DATA PROVIDED
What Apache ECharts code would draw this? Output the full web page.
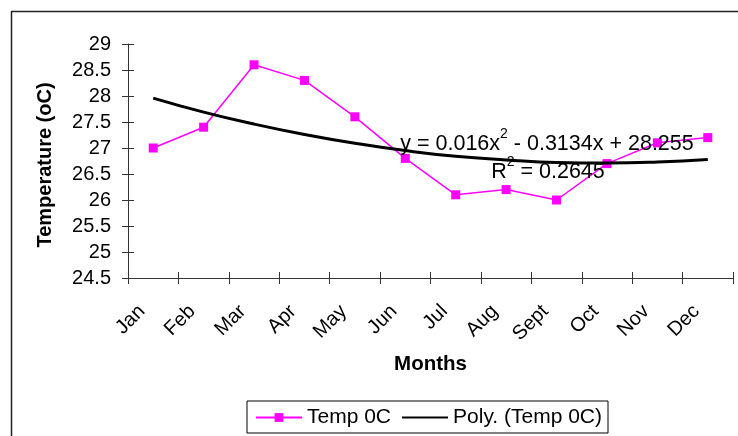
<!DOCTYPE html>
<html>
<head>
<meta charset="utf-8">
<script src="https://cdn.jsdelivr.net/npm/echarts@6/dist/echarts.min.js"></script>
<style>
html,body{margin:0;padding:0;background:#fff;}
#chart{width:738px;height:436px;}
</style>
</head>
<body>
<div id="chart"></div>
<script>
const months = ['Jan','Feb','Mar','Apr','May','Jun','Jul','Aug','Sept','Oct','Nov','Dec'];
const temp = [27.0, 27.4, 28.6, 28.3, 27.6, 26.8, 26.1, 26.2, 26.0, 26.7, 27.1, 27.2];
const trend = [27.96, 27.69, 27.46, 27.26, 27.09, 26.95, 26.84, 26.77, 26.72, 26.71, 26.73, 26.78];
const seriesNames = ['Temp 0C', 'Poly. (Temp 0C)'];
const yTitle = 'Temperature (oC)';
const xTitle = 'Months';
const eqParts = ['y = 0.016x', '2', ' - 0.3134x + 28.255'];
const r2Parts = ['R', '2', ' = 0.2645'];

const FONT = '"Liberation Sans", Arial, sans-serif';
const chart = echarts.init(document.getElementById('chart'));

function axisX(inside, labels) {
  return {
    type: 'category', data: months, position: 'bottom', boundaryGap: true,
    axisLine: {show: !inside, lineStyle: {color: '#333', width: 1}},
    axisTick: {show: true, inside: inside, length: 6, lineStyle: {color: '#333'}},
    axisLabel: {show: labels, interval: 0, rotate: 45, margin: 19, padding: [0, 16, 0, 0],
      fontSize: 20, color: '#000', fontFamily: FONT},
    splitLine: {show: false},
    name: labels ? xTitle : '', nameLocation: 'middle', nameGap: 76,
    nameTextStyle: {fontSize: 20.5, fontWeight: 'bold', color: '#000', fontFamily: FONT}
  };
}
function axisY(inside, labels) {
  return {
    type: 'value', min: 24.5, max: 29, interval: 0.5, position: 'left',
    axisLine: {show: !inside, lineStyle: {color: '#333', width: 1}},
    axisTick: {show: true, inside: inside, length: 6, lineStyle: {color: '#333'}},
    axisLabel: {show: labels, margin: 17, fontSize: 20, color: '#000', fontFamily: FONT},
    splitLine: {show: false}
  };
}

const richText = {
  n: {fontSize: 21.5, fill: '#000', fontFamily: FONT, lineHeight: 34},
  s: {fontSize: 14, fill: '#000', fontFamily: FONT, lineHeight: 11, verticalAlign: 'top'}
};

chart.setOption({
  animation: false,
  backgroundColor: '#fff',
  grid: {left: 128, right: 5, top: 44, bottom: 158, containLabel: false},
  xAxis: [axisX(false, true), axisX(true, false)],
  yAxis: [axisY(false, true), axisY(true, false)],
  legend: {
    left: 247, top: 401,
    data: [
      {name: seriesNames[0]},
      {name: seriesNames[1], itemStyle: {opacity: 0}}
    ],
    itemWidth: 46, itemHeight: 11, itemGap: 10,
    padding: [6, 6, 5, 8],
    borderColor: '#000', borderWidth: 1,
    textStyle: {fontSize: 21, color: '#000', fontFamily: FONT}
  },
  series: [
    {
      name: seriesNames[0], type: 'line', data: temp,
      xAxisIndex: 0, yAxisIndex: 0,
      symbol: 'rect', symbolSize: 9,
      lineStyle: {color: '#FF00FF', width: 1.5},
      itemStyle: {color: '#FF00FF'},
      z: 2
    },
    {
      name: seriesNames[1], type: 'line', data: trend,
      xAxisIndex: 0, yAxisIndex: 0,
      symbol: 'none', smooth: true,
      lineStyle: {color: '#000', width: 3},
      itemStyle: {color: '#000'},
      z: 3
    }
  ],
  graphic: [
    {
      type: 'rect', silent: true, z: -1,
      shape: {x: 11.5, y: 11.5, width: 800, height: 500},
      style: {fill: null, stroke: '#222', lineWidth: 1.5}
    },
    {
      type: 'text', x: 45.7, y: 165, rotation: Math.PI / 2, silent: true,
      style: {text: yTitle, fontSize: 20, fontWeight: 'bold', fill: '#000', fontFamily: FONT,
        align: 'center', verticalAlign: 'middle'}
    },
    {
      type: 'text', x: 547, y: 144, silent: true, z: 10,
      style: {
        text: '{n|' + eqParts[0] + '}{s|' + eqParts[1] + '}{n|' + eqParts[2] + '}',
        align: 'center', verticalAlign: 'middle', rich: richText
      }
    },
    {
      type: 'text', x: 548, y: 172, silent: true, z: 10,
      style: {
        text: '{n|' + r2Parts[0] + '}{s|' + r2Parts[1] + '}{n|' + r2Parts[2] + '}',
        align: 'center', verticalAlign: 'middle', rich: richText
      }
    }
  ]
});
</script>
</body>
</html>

SHORT EXERCISE
Leave out the pictures and give the listing above again exactly.

RESULT OF THE EXERCISE
What Apache ECharts code would draw this? Output the full web page.
<!DOCTYPE html>
<html>
<head>
<meta charset="utf-8">
<script src="https://cdn.jsdelivr.net/npm/echarts@6/dist/echarts.min.js"></script>
<style>
html,body{margin:0;padding:0;background:#fff;}
#chart{width:738px;height:436px;}
</style>
</head>
<body>
<div id="chart"></div>
<script>
const months = ['Jan','Feb','Mar','Apr','May','Jun','Jul','Aug','Sept','Oct','Nov','Dec'];
const temp = [27.0, 27.4, 28.6, 28.3, 27.6, 26.8, 26.1, 26.2, 26.0, 26.7, 27.1, 27.2];
const trend = [27.96, 27.69, 27.46, 27.26, 27.09, 26.95, 26.84, 26.77, 26.72, 26.71, 26.73, 26.78];
const seriesNames = ['Temp 0C', 'Poly. (Temp 0C)'];
const yTitle = 'Temperature (oC)';
const xTitle = 'Months';
const eqParts = ['y = 0.016x', '2', ' - 0.3134x + 28.255'];
const r2Parts = ['R', '2', ' = 0.2645'];

const FONT = '"Liberation Sans", Arial, sans-serif';
const chart = echarts.init(document.getElementById('chart'));

function axisX(inside, labels) {
  return {
    type: 'category', data: months, position: 'bottom', boundaryGap: true,
    axisLine: {show: !inside, lineStyle: {color: '#333', width: 1}},
    axisTick: {show: true, inside: inside, length: 6, lineStyle: {color: '#333'}},
    axisLabel: {show: labels, interval: 0, rotate: 45, margin: 19, padding: [0, 16, 0, 0],
      fontSize: 20, color: '#000', fontFamily: FONT},
    splitLine: {show: false},
    name: labels ? xTitle : '', nameLocation: 'middle', nameGap: 76,
    nameTextStyle: {fontSize: 20.5, fontWeight: 'bold', color: '#000', fontFamily: FONT}
  };
}
function axisY(inside, labels) {
  return {
    type: 'value', min: 24.5, max: 29, interval: 0.5, position: 'left',
    axisLine: {show: !inside, lineStyle: {color: '#333', width: 1}},
    axisTick: {show: true, inside: inside, length: 6, lineStyle: {color: '#333'}},
    axisLabel: {show: labels, margin: 17, fontSize: 20, color: '#000', fontFamily: FONT},
    splitLine: {show: false}
  };
}

const richText = {
  n: {fontSize: 21.5, fill: '#000', fontFamily: FONT, lineHeight: 34},
  s: {fontSize: 14, fill: '#000', fontFamily: FONT, lineHeight: 11, verticalAlign: 'top'}
};

chart.setOption({
  animation: false,
  backgroundColor: '#fff',
  grid: {left: 128, right: 5, top: 44, bottom: 158, containLabel: false},
  xAxis: [axisX(false, true), axisX(true, false)],
  yAxis: [axisY(false, true), axisY(true, false)],
  legend: {
    left: 247, top: 401,
    data: [
      {name: seriesNames[0]},
      {name: seriesNames[1], itemStyle: {opacity: 0}}
    ],
    itemWidth: 46, itemHeight: 11, itemGap: 10,
    padding: [6, 6, 5, 8],
    borderColor: '#000', borderWidth: 1,
    textStyle: {fontSize: 21, color: '#000', fontFamily: FONT}
  },
  series: [
    {
      name: seriesNames[0], type: 'line', data: temp,
      xAxisIndex: 0, yAxisIndex: 0,
      symbol: 'rect', symbolSize: 9,
      lineStyle: {color: '#FF00FF', width: 1.5},
      itemStyle: {color: '#FF00FF'},
      z: 2
    },
    {
      name: seriesNames[1], type: 'line', data: trend,
      xAxisIndex: 0, yAxisIndex: 0,
      symbol: 'none', smooth: true,
      lineStyle: {color: '#000', width: 3},
      itemStyle: {color: '#000'},
      z: 3
    }
  ],
  graphic: [
    {
      type: 'rect', silent: true, z: -1,
      shape: {x: 11.5, y: 11.5, width: 800, height: 500},
      style: {fill: null, stroke: '#222', lineWidth: 1.5}
    },
    {
      type: 'text', x: 45.7, y: 165, rotation: Math.PI / 2, silent: true,
      style: {text: yTitle, fontSize: 20, fontWeight: 'bold', fill: '#000', fontFamily: FONT,
        align: 'center', verticalAlign: 'middle'}
    },
    {
      type: 'text', x: 547, y: 144, silent: true, z: 10,
      style: {
        text: '{n|' + eqParts[0] + '}{s|' + eqParts[1] + '}{n|' + eqParts[2] + '}',
        align: 'center', verticalAlign: 'middle', rich: richText
      }
    },
    {
      type: 'text', x: 548, y: 172, silent: true, z: 10,
      style: {
        text: '{n|' + r2Parts[0] + '}{s|' + r2Parts[1] + '}{n|' + r2Parts[2] + '}',
        align: 'center', verticalAlign: 'middle', rich: richText
      }
    }
  ]
});
</script>
</body>
</html>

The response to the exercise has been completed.